The exercise: The data below should be printed in full, exactly, and without any of its images.

Dataset section:

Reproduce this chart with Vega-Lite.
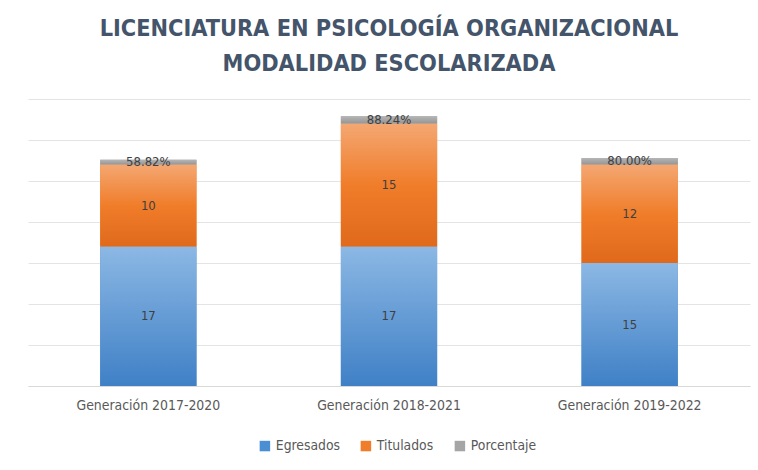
{
  "$schema": "https://vega.github.io/schema/vega-lite/v6.json",
  "width": 722,
  "height": 287,
  "autosize": "none",
  "padding": {"left": 28, "top": 99, "right": 8, "bottom": 84},
  "background": "white",
  "title": {
    "text": ["LICENCIATURA EN PSICOLOGÍA ORGANIZACIONAL", "MODALIDAD ESCOLARIZADA"],
    "font": "DejaVu Sans Condensed",
    "fontSize": 23.3,
    "fontWeight": "bold",
    "color": "#44546A",
    "anchor": "middle",
    "frame": "group",
    "lineHeight": 35,
    "offset": 23
  },
  "data": {
    "values": [
      {"gen": "Generación 2017-2020", "serie": "Egresados", "orden": 1, "valor": 17, "etiqueta": "17"},
      {"gen": "Generación 2017-2020", "serie": "Titulados", "orden": 2, "valor": 10, "etiqueta": "10"},
      {"gen": "Generación 2017-2020", "serie": "Porcentaje", "orden": 3, "valor": 0.5882, "etiqueta": "58.82%"},
      {"gen": "Generación 2018-2021", "serie": "Egresados", "orden": 1, "valor": 17, "etiqueta": "17"},
      {"gen": "Generación 2018-2021", "serie": "Titulados", "orden": 2, "valor": 15, "etiqueta": "15"},
      {"gen": "Generación 2018-2021", "serie": "Porcentaje", "orden": 3, "valor": 0.8824, "etiqueta": "88.24%"},
      {"gen": "Generación 2019-2022", "serie": "Egresados", "orden": 1, "valor": 15, "etiqueta": "15"},
      {"gen": "Generación 2019-2022", "serie": "Titulados", "orden": 2, "valor": 12, "etiqueta": "12"},
      {"gen": "Generación 2019-2022", "serie": "Porcentaje", "orden": 3, "valor": 0.80, "etiqueta": "80.00%"}
    ]
  },
  "transform": [
    {"stack": "valor", "groupby": ["gen"], "sort": [{"field": "orden", "order": "ascending"}], "as": ["v0", "v1"]}
  ],
  "encoding": {
    "x": {
      "field": "gen", "type": "nominal", "sort": null,
      "scale": {"paddingInner": 0.6, "paddingOuter": 0.3},
      "axis": {
        "title": null, "labelAngle": 0, "ticks": false, "domainColor": "#D9D9D9",
        "labelFont": "DejaVu Sans Condensed", "labelFontSize": 13.9, "labelColor": "#595959", "labelPadding": 12
      }
    }
  },
  "layer": [
    {
      "mark": {"type": "bar"},
      "encoding": {
        "y": {
          "field": "v0", "type": "quantitative",
          "scale": {"domain": [0, 35], "nice": false},
          "axis": {"title": null, "labels": false, "ticks": false, "domain": false, "tickCount": 7, "gridColor": "#E4E4E4"}
        },
        "y2": {"field": "v1"},
        "color": {
          "field": "serie", "type": "nominal",
          "scale": {"domain": ["Egresados", "Titulados", "Porcentaje"], "range": ["#4A8ED4", "#F07D2A", "#A5A5A5"]},
          "legend": {
            "title": null, "orient": "none", "legendX": 230, "legendY": 340, "direction": "horizontal", "symbolType": "square",
            "symbolSize": 110, "symbolStrokeWidth": 0, "labelFont": "DejaVu Sans Condensed", "labelFontSize": 13.8,
            "labelColor": "#595959", "columnPadding": 19, "labelOffset": 4
          }
        }
      }
    },
    {
      "transform": [{"filter": "datum.serie === 'Egresados'"}],
      "mark": {"type": "bar", "color": {"gradient": "linear", "x1": 0, "y1": 0, "x2": 0, "y2": 1,
        "stops": [{"offset": 0, "color": "#8CB8E4"}, {"offset": 1, "color": "#3F80C6"}]}},
      "encoding": {"y": {"field": "v0", "type": "quantitative"}, "y2": {"field": "v1"}}
    },
    {
      "transform": [{"filter": "datum.serie === 'Titulados'"}],
      "mark": {"type": "bar", "color": {"gradient": "linear", "x1": 0, "y1": 0, "x2": 0, "y2": 1,
        "stops": [{"offset": 0, "color": "#F4A772"}, {"offset": 0.5, "color": "#F07D2A"}, {"offset": 1, "color": "#E0691C"}]}},
      "encoding": {"y": {"field": "v0", "type": "quantitative"}, "y2": {"field": "v1"}}
    },
    {
      "transform": [{"filter": "datum.serie === 'Porcentaje'"}],
      "mark": {"type": "bar", "color": {"gradient": "linear", "x1": 0, "y1": 0, "x2": 0, "y2": 1,
        "stops": [{"offset": 0, "color": "#B5B5B5"}, {"offset": 1, "color": "#959595"}]}},
      "encoding": {"y": {"field": "v0", "type": "quantitative"}, "y2": {"field": "v1"}}
    },
    {
      "mark": {"type": "text", "font": "DejaVu Sans Condensed", "fontSize": 13, "color": "#404040", "baseline": "middle"},
      "encoding": {
        "y": {"field": "mid", "type": "quantitative"},
        "text": {"field": "etiqueta"}
      },
      "transform": [{"calculate": "(datum.v0 + datum.v1) / 2", "as": "mid"}]
    }
  ],
  "config": {"view": {"stroke": null}}
}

Response to this exercise:
Reproduce this chart with Vega-Lite.
{
  "$schema": "https://vega.github.io/schema/vega-lite/v6.json",
  "width": 722,
  "height": 287,
  "autosize": "none",
  "padding": {"left": 28, "top": 99, "right": 8, "bottom": 84},
  "background": "white",
  "title": {
    "text": ["LICENCIATURA EN PSICOLOGÍA ORGANIZACIONAL", "MODALIDAD ESCOLARIZADA"],
    "font": "DejaVu Sans Condensed",
    "fontSize": 23.3,
    "fontWeight": "bold",
    "color": "#44546A",
    "anchor": "middle",
    "frame": "group",
    "lineHeight": 35,
    "offset": 23
  },
  "data": {
    "values": [
      {"gen": "Generación 2017-2020", "serie": "Egresados", "orden": 1, "valor": 17, "etiqueta": "17"},
      {"gen": "Generación 2017-2020", "serie": "Titulados", "orden": 2, "valor": 10, "etiqueta": "10"},
      {"gen": "Generación 2017-2020", "serie": "Porcentaje", "orden": 3, "valor": 0.5882, "etiqueta": "58.82%"},
      {"gen": "Generación 2018-2021", "serie": "Egresados", "orden": 1, "valor": 17, "etiqueta": "17"},
      {"gen": "Generación 2018-2021", "serie": "Titulados", "orden": 2, "valor": 15, "etiqueta": "15"},
      {"gen": "Generación 2018-2021", "serie": "Porcentaje", "orden": 3, "valor": 0.8824, "etiqueta": "88.24%"},
      {"gen": "Generación 2019-2022", "serie": "Egresados", "orden": 1, "valor": 15, "etiqueta": "15"},
      {"gen": "Generación 2019-2022", "serie": "Titulados", "orden": 2, "valor": 12, "etiqueta": "12"},
      {"gen": "Generación 2019-2022", "serie": "Porcentaje", "orden": 3, "valor": 0.80, "etiqueta": "80.00%"}
    ]
  },
  "transform": [
    {"stack": "valor", "groupby": ["gen"], "sort": [{"field": "orden", "order": "ascending"}], "as": ["v0", "v1"]}
  ],
  "encoding": {
    "x": {
      "field": "gen", "type": "nominal", "sort": null,
      "scale": {"paddingInner": 0.6, "paddingOuter": 0.3},
      "axis": {
        "title": null, "labelAngle": 0, "ticks": false, "domainColor": "#D9D9D9",
        "labelFont": "DejaVu Sans Condensed", "labelFontSize": 13.9, "labelColor": "#595959", "labelPadding": 12
      }
    }
  },
  "layer": [
    {
      "mark": {"type": "bar"},
      "encoding": {
        "y": {
          "field": "v0", "type": "quantitative",
          "scale": {"domain": [0, 35], "nice": false},
          "axis": {"title": null, "labels": false, "ticks": false, "domain": false, "tickCount": 7, "gridColor": "#E4E4E4"}
        },
        "y2": {"field": "v1"},
        "color": {
          "field": "serie", "type": "nominal",
          "scale": {"domain": ["Egresados", "Titulados", "Porcentaje"], "range": ["#4A8ED4", "#F07D2A", "#A5A5A5"]},
          "legend": {
            "title": null, "orient": "none", "legendX": 230, "legendY": 340, "direction": "horizontal", "symbolType": "square",
            "symbolSize": 110, "symbolStrokeWidth": 0, "labelFont": "DejaVu Sans Condensed", "labelFontSize": 13.8,
            "labelColor": "#595959", "columnPadding": 19, "labelOffset": 4
          }
        }
      }
    },
    {
      "transform": [{"filter": "datum.serie === 'Egresados'"}],
      "mark": {"type": "bar", "color": {"gradient": "linear", "x1": 0, "y1": 0, "x2": 0, "y2": 1,
        "stops": [{"offset": 0, "color": "#8CB8E4"}, {"offset": 1, "color": "#3F80C6"}]}},
      "encoding": {"y": {"field": "v0", "type": "quantitative"}, "y2": {"field": "v1"}}
    },
    {
      "transform": [{"filter": "datum.serie === 'Titulados'"}],
      "mark": {"type": "bar", "color": {"gradient": "linear", "x1": 0, "y1": 0, "x2": 0, "y2": 1,
        "stops": [{"offset": 0, "color": "#F4A772"}, {"offset": 0.5, "color": "#F07D2A"}, {"offset": 1, "color": "#E0691C"}]}},
      "encoding": {"y": {"field": "v0", "type": "quantitative"}, "y2": {"field": "v1"}}
    },
    {
      "transform": [{"filter": "datum.serie === 'Porcentaje'"}],
      "mark": {"type": "bar", "color": {"gradient": "linear", "x1": 0, "y1": 0, "x2": 0, "y2": 1,
        "stops": [{"offset": 0, "color": "#B5B5B5"}, {"offset": 1, "color": "#959595"}]}},
      "encoding": {"y": {"field": "v0", "type": "quantitative"}, "y2": {"field": "v1"}}
    },
    {
      "mark": {"type": "text", "font": "DejaVu Sans Condensed", "fontSize": 13, "color": "#404040", "baseline": "middle"},
      "encoding": {
        "y": {"field": "mid", "type": "quantitative"},
        "text": {"field": "etiqueta"}
      },
      "transform": [{"calculate": "(datum.v0 + datum.v1) / 2", "as": "mid"}]
    }
  ],
  "config": {"view": {"stroke": null}}
}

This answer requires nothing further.